Concevoir. Enfin, ces récits offrent des hypothèses de travail pour imaginer et concevoir des formes de l’action publique pour demain. Les institutions et les modes d’organisation biocentrés du roman Ecotopia, le Ministère pour les générations futures de Kim Stanley Robinson, le Parlement de Loire proposé par le collectif POLAU, le monde sans humain de Dougal Dixon ou encore l’argent animal de Michael Cisco sont autant d’inspirations potentielles pour élaborer les politiques de biodiversité de demain.

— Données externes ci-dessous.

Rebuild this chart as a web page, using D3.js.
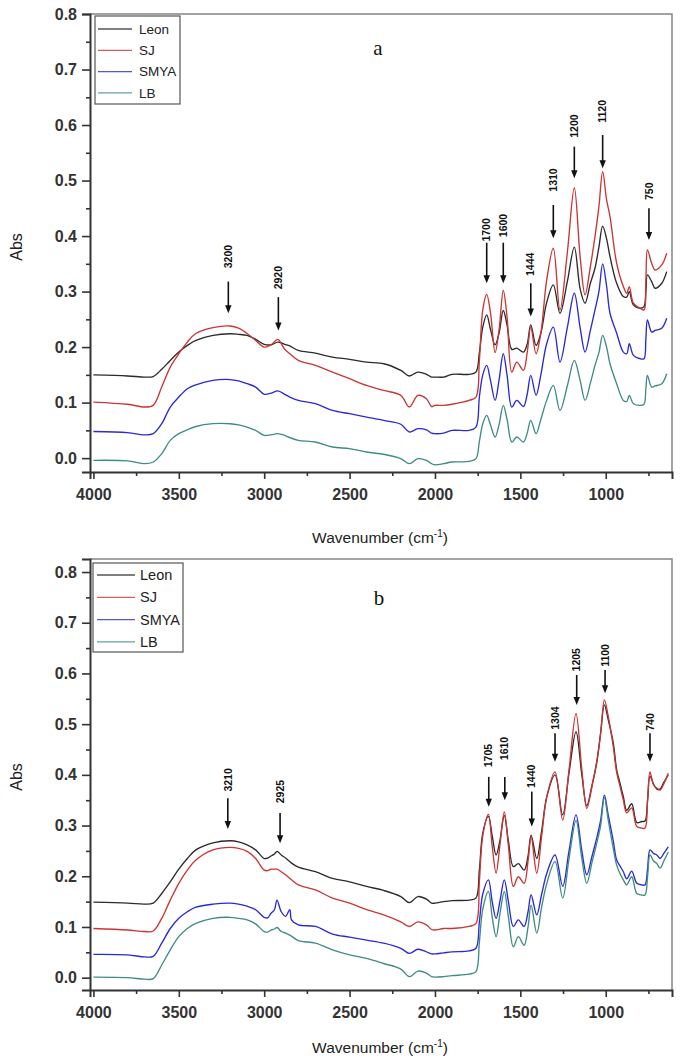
<!DOCTYPE html>
<html><head><meta charset="utf-8">
<script src="https://cdn.jsdelivr.net/npm/d3@7/dist/d3.min.js"></script>
<style>body{margin:0;background:#fff}svg{display:block}</style>
</head><body>
<svg id="chart" width="680" height="1063"></svg>
<script>
// ---------- DATA ----------
const seriesNames = ["Leon", "SJ", "SMYA", "LB"];
const seriesColors = ["#2b2b2b", "#cc3535", "#2a2ad8", "#3f8c84"];

const xTicks = [4000, 3500, 3000, 2500, 2000, 1500, 1000];
const xMinorTicks = [3750, 3250, 2750, 2250, 1750, 1250, 750];
const yTicks = [0.0, 0.1, 0.2, 0.3, 0.4, 0.5, 0.6, 0.7, 0.8];
const yMinorTicks = [0.05, 0.15, 0.25, 0.35, 0.45, 0.55, 0.65, 0.75];

// Panel a
const wavesA = [4000,3800,3700,3650,3600,3550,3500,3450,3400,3300,3200,3150,3100,3050,3000,2960,2920,2880,2850,2800,2700,2600,2500,2400,2300,2200,2150,2100,2050,2020,2000,1950,1900,1800,1760,1740,1720,1697,1675,1648,1625,1600,1578,1550,1521,1482,1460,1439,1408,1380,1346,1307,1268,1225,1184,1150,1121,1090,1063,1040,1018,995,975,936,897,877,862,838,799,776,765,756,731,711,672,643];
const leonA = [0.150,0.148,0.146,0.147,0.160,0.176,0.191,0.203,0.212,0.221,0.224,0.223,0.221,0.214,0.205,0.204,0.209,0.205,0.202,0.194,0.189,0.182,0.178,0.173,0.170,0.158,0.148,0.155,0.151,0.146,0.146,0.146,0.151,0.151,0.155,0.190,0.236,0.258,0.232,0.204,0.225,0.266,0.240,0.196,0.198,0.191,0.205,0.240,0.203,0.225,0.280,0.312,0.261,0.318,0.380,0.305,0.279,0.315,0.342,0.380,0.418,0.395,0.363,0.315,0.291,0.290,0.300,0.276,0.270,0.273,0.300,0.330,0.318,0.306,0.315,0.336];
const sjA = [0.101,0.097,0.092,0.095,0.128,0.164,0.188,0.209,0.2245,0.235,0.238,0.234,0.2245,0.212,0.200,0.204,0.214,0.196,0.188,0.176,0.167,0.155,0.143,0.131,0.122,0.113,0.092,0.113,0.107,0.093,0.095,0.095,0.097,0.104,0.110,0.175,0.267,0.295,0.262,0.190,0.230,0.302,0.255,0.155,0.173,0.158,0.190,0.236,0.188,0.225,0.320,0.378,0.267,0.370,0.487,0.363,0.294,0.345,0.399,0.453,0.516,0.465,0.435,0.351,0.309,0.297,0.309,0.279,0.270,0.267,0.320,0.375,0.351,0.339,0.348,0.369];
const smyaA = [0.048,0.046,0.042,0.044,0.062,0.092,0.110,0.125,0.132,0.140,0.1415,0.139,0.134,0.128,0.115,0.117,0.121,0.115,0.110,0.104,0.098,0.086,0.080,0.074,0.068,0.061,0.047,0.053,0.051,0.045,0.044,0.045,0.050,0.050,0.056,0.110,0.150,0.167,0.140,0.104,0.140,0.188,0.150,0.092,0.104,0.093,0.115,0.149,0.113,0.150,0.206,0.236,0.173,0.235,0.297,0.235,0.191,0.230,0.267,0.300,0.350,0.310,0.261,0.225,0.191,0.188,0.206,0.185,0.179,0.179,0.215,0.249,0.227,0.230,0.234,0.252];
const lbA = [-0.004,-0.005,-0.010,-0.007,0.008,0.032,0.044,0.051,0.057,0.062,0.062,0.060,0.056,0.050,0.041,0.042,0.044,0.041,0.037,0.032,0.029,0.020,0.017,0.011,0.007,-0.001,-0.010,-0.001,-0.004,-0.010,-0.012,-0.010,-0.007,-0.006,-0.001,0.030,0.062,0.077,0.060,0.038,0.060,0.095,0.070,0.029,0.038,0.029,0.045,0.068,0.044,0.070,0.104,0.131,0.086,0.130,0.176,0.140,0.104,0.135,0.167,0.190,0.221,0.200,0.170,0.134,0.104,0.102,0.113,0.098,0.095,0.097,0.125,0.149,0.128,0.130,0.134,0.152];

const annotLabelsA = ["3200","2920","1700","1600","1444","1310","1200","1120","750"];
const annotWaveA   = [3210, 2917, 1697, 1600, 1439, 1307, 1184, 1018, 747];
const annotTailA   = [0.318,0.290,0.388,0.388,0.315,0.456,0.561,0.582,0.450];
const annotTipA    = [0.261,0.230,0.315,0.315,0.255,0.396,0.504,0.522,0.393];
const annotTextA   = [0.342,0.304,0.390,0.398,0.328,0.480,0.577,0.604,0.465];

// Panel b
const wavesB = [4000,3800,3700,3650,3600,3550,3500,3450,3400,3300,3200,3150,3100,3050,3000,2980,2960,2940,2925,2900,2875,2850,2840,2800,2700,2600,2500,2400,2300,2200,2150,2100,2050,2020,2000,1950,1900,1800,1760,1740,1720,1687,1665,1642,1620,1594,1570,1541,1512,1478,1455,1437,1404,1375,1345,1297,1252,1215,1174,1140,1111,1080,1053,1030,1008,985,956,936,916,897,877,848,818,789,770,755,741,720,701,682,660,634];
const leonB = [0.149,0.147,0.145,0.147,0.166,0.189,0.214,0.235,0.252,0.266,0.270,0.268,0.262,0.252,0.235,0.236,0.240,0.244,0.249,0.242,0.236,0.229,0.226,0.218,0.209,0.196,0.189,0.180,0.172,0.160,0.148,0.160,0.155,0.147,0.147,0.150,0.152,0.153,0.157,0.212,0.285,0.318,0.280,0.242,0.270,0.320,0.270,0.219,0.225,0.212,0.240,0.281,0.235,0.290,0.357,0.400,0.321,0.404,0.485,0.400,0.339,0.380,0.423,0.483,0.538,0.508,0.463,0.410,0.383,0.357,0.330,0.343,0.306,0.308,0.309,0.350,0.397,0.382,0.372,0.372,0.385,0.400];
const sjB = [0.097,0.094,0.091,0.092,0.117,0.153,0.186,0.212,0.232,0.252,0.257,0.255,0.249,0.235,0.212,0.211,0.214,0.214,0.214,0.209,0.203,0.196,0.193,0.183,0.173,0.157,0.147,0.134,0.124,0.110,0.101,0.110,0.104,0.095,0.094,0.097,0.097,0.101,0.107,0.190,0.280,0.322,0.260,0.206,0.260,0.327,0.260,0.180,0.199,0.186,0.230,0.278,0.206,0.280,0.357,0.406,0.311,0.410,0.521,0.410,0.334,0.378,0.426,0.480,0.548,0.515,0.456,0.405,0.377,0.350,0.325,0.335,0.298,0.295,0.295,0.350,0.406,0.380,0.374,0.370,0.382,0.403];
const smyaB = [0.046,0.045,0.041,0.042,0.068,0.097,0.117,0.130,0.139,0.145,0.147,0.145,0.141,0.134,0.119,0.118,0.127,0.134,0.153,0.130,0.121,0.134,0.114,0.104,0.101,0.086,0.080,0.074,0.068,0.058,0.048,0.056,0.051,0.047,0.047,0.049,0.051,0.053,0.058,0.110,0.165,0.193,0.150,0.117,0.150,0.193,0.150,0.101,0.114,0.101,0.130,0.163,0.124,0.165,0.206,0.242,0.180,0.250,0.321,0.250,0.203,0.240,0.275,0.310,0.360,0.320,0.270,0.232,0.220,0.209,0.195,0.210,0.186,0.183,0.183,0.215,0.252,0.245,0.242,0.235,0.245,0.258];
const lbB = [0.001,0.000,-0.003,-0.002,0.025,0.055,0.081,0.097,0.107,0.117,0.119,0.117,0.114,0.106,0.091,0.090,0.094,0.096,0.099,0.091,0.088,0.084,0.082,0.073,0.068,0.055,0.045,0.038,0.028,0.017,0.002,0.013,0.009,0.002,0.001,0.002,0.004,0.007,0.012,0.070,0.135,0.170,0.120,0.081,0.125,0.170,0.120,0.061,0.081,0.064,0.100,0.143,0.088,0.140,0.186,0.229,0.157,0.235,0.310,0.235,0.186,0.228,0.265,0.300,0.355,0.310,0.255,0.222,0.205,0.193,0.183,0.199,0.166,0.163,0.163,0.200,0.242,0.230,0.225,0.216,0.230,0.248];

const annotLabelsB = ["3210","2925","1705","1610","1440","1304","1205","1100","740"];
const annotWaveB   = [3213, 2907, 1685, 1591, 1433, 1297, 1170, 1004, 741];
const annotTailB   = [0.354,0.325,0.396,0.396,0.367,0.482,0.597,0.607,0.482];
const annotTipB    = [0.293,0.265,0.337,0.350,0.298,0.426,0.538,0.561,0.426];
const annotTextB   = [0.367,0.344,0.415,0.429,0.374,0.489,0.604,0.613,0.487];

// ---------- LAYOUT ----------
const FONT = "'Liberation Sans', Arial, Helvetica, sans-serif";
const panels = [
  { tag: "a", waves: wavesA, series: [leonA, sjA, smyaA, lbA],
    ann: {labels: annotLabelsA, w: annotWaveA, tail: annotTailA, tip: annotTipA, text: annotTextA},
    top: 14, bottom: 472, yDomain: [-0.025, 0.8], titleY: 543, absY: 247, tagX: 378, tagY: 55,
    legend: {x: 95, y: 16, w: 85, h: 88, firstRow: 13, row: 21.3, font: 13.5, lx1: 3, lx2: 37, tx: 44} },
  { tag: "b", waves: wavesB, series: [leonB, sjB, smyaB, lbB],
    ann: {labels: annotLabelsB, w: annotWaveB, tail: annotTailB, tip: annotTipB, text: annotTextB},
    top: 559, bottom: 990, yDomain: [-0.0243, 0.8257], titleY: 1053, absY: 777, tagX: 379, tagY: 605,
    legend: {x: 93, y: 563, w: 90, h: 89, firstRow: 12, row: 22.3, font: 14.5, lx1: 4, lx2: 42, tx: 47} }
];
const left = 90, right = 672;

const svg = d3.select("#chart");

panels.forEach((p, pi) => {
  const x = d3.scaleLinear().domain([4020, 612]).range([left, right]);
  const y = d3.scaleLinear().domain(p.yDomain).range([p.bottom, p.top]);
  const g = svg.append("g");

  const clipId = "clip" + pi;
  svg.append("clipPath").attr("id", clipId).append("rect")
    .attr("x", left).attr("y", p.top).attr("width", right - left).attr("height", p.bottom - p.top);

  g.append("path")
    .attr("d", `M${left},${p.top}H${right}V${p.bottom}`)
    .attr("fill", "none").attr("stroke", "#858585").attr("stroke-width", 1.5);

  const line = d3.line().x(d => x(d[0])).y(d => y(d[1])).curve(d3.curveCatmullRom.alpha(0.5));
  p.series.forEach((vals, si) => {
    const pts = p.waves.map((w, i) => [w, vals[i]]);
    g.append("path").datum(pts)
      .attr("clip-path", `url(#${clipId})`)
      .attr("d", line)
      .attr("fill", "none")
      .attr("stroke", seriesColors[si])
      .attr("stroke-width", 1.35)
      .attr("stroke-linejoin", "round");
  });

  g.append("g").attr("transform", `translate(0,${p.bottom})`)
    .call(d3.axisBottom(x).tickValues(xTicks).tickSize(7).tickPadding(10).tickFormat(d3.format("d")));
  g.append("g").attr("transform", `translate(0,${p.bottom})`)
    .call(d3.axisBottom(x).tickValues(xMinorTicks).tickSize(4).tickFormat(""))
    .call(a => a.select(".domain").remove());
  g.append("g").attr("transform", `translate(${left},0)`)
    .call(d3.axisLeft(y).tickValues(yTicks).tickSize(8).tickPadding(5).tickFormat(d3.format(".1f")));
  g.append("g").attr("transform", `translate(${left},0)`)
    .call(d3.axisLeft(y).tickValues(yMinorTicks).tickSize(4).tickFormat(""))
    .call(a => a.select(".domain").remove());

  g.selectAll(".domain").attr("stroke", "#333").attr("stroke-width", 2);
  g.selectAll(".tick line").attr("stroke", "#333").attr("stroke-width", 1.6);
  g.selectAll(".tick text").attr("font-family", FONT).attr("font-size", 16)
    .attr("font-weight", "bold").attr("fill", "#333");

  const t = g.append("text").attr("x", 380).attr("y", p.titleY).attr("text-anchor", "middle")
    .attr("font-family", FONT).attr("font-size", 15.5).attr("fill", "#222");
  t.append("tspan").text("Wavenumber (cm");
  t.append("tspan").attr("font-size", 10).attr("dy", -6).text("-1");
  t.append("tspan").attr("dy", 6).text(")");

  g.append("text").attr("transform", `translate(16,${p.absY}) rotate(-90)`)
    .attr("text-anchor", "middle").attr("dy", "0.35em")
    .attr("font-family", FONT).attr("font-size", 16).attr("fill", "#222").text("Abs");

  g.append("text").attr("x", p.tagX).attr("y", p.tagY).attr("text-anchor", "middle")
    .attr("font-family", "'Liberation Serif', 'Times New Roman', serif").attr("font-size", 21)
    .attr("fill", "#111").text(p.tag);

  const A = p.ann;
  A.labels.forEach((lab, i) => {
    const ax = x(A.w[i]);
    const yTail = y(A.tail[i]), yTip = y(A.tip[i]);
    g.append("line").attr("x1", ax).attr("x2", ax).attr("y1", yTail).attr("y2", yTip - 6)
      .attr("stroke", "#111").attr("stroke-width", 1.6);
    g.append("path")
      .attr("d", `M${ax - 3.2},${yTip - 8}L${ax + 3.2},${yTip - 8}L${ax},${yTip}Z`)
      .attr("fill", "#111");
    g.append("text").attr("transform", `translate(${ax},${y(A.text[i])}) rotate(-90)`)
      .attr("dy", "0.35em").attr("text-anchor", "start")
      .attr("font-family", FONT).attr("font-size", 10.5).attr("font-weight", "bold")
      .attr("fill", "#111").text(lab);
  });

  const L = p.legend;
  const lg = g.append("g").attr("transform", `translate(${L.x},${L.y})`);
  lg.append("rect").attr("width", L.w).attr("height", L.h)
    .attr("fill", "#fff").attr("stroke", "#555").attr("stroke-width", 1.2);
  seriesNames.forEach((nm, si) => {
    const ry = L.firstRow + si * L.row;
    lg.append("line").attr("x1", L.lx1).attr("x2", L.lx2).attr("y1", ry).attr("y2", ry)
      .attr("stroke", seriesColors[si]).attr("stroke-width", 1.3).attr("opacity", 0.8);
    lg.append("text").attr("x", L.tx).attr("y", ry).attr("dy", "0.35em")
      .attr("font-family", FONT).attr("font-size", L.font).attr("fill", "#222").text(nm);
  });
});
</script>
</body></html>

Pourquoi ouvrir cette cartographie ?
Ces thématiques sont des propositions cartographiques que nous soumettons à contribution sur une plateforme participative Miro.
Pour naviguer dans la cartographie, rendez-vous au bout de lien :
https://miro.com/app/board/uXjVOBzsN3Y=/?share_link_id=421661464798
Les références citées dans chacune de ces cartographies peuvent être discutées et complétées. Tout comme les sous-catégories qui constituent davantage des pistes de réflexion ou de classification en rien rigides ni définitives. Sans prétendre à l’impossible exhaustivité, ces terrains cartographiques se veulent avant tout des espaces collectifs de réflexion et de discussion. Ce sont des outils à saisir dans le cadre du programme Biodiversité Administrative ou au-delà à titre personnel ou professionnel. À votre guise.
Ainsi, nous invitons chaque lecteur et lectrice à découvrir ces réflexions cartographiques et à potentiellement les compléter de vos propres références, inspirations ou questionnements. Bonne exploration.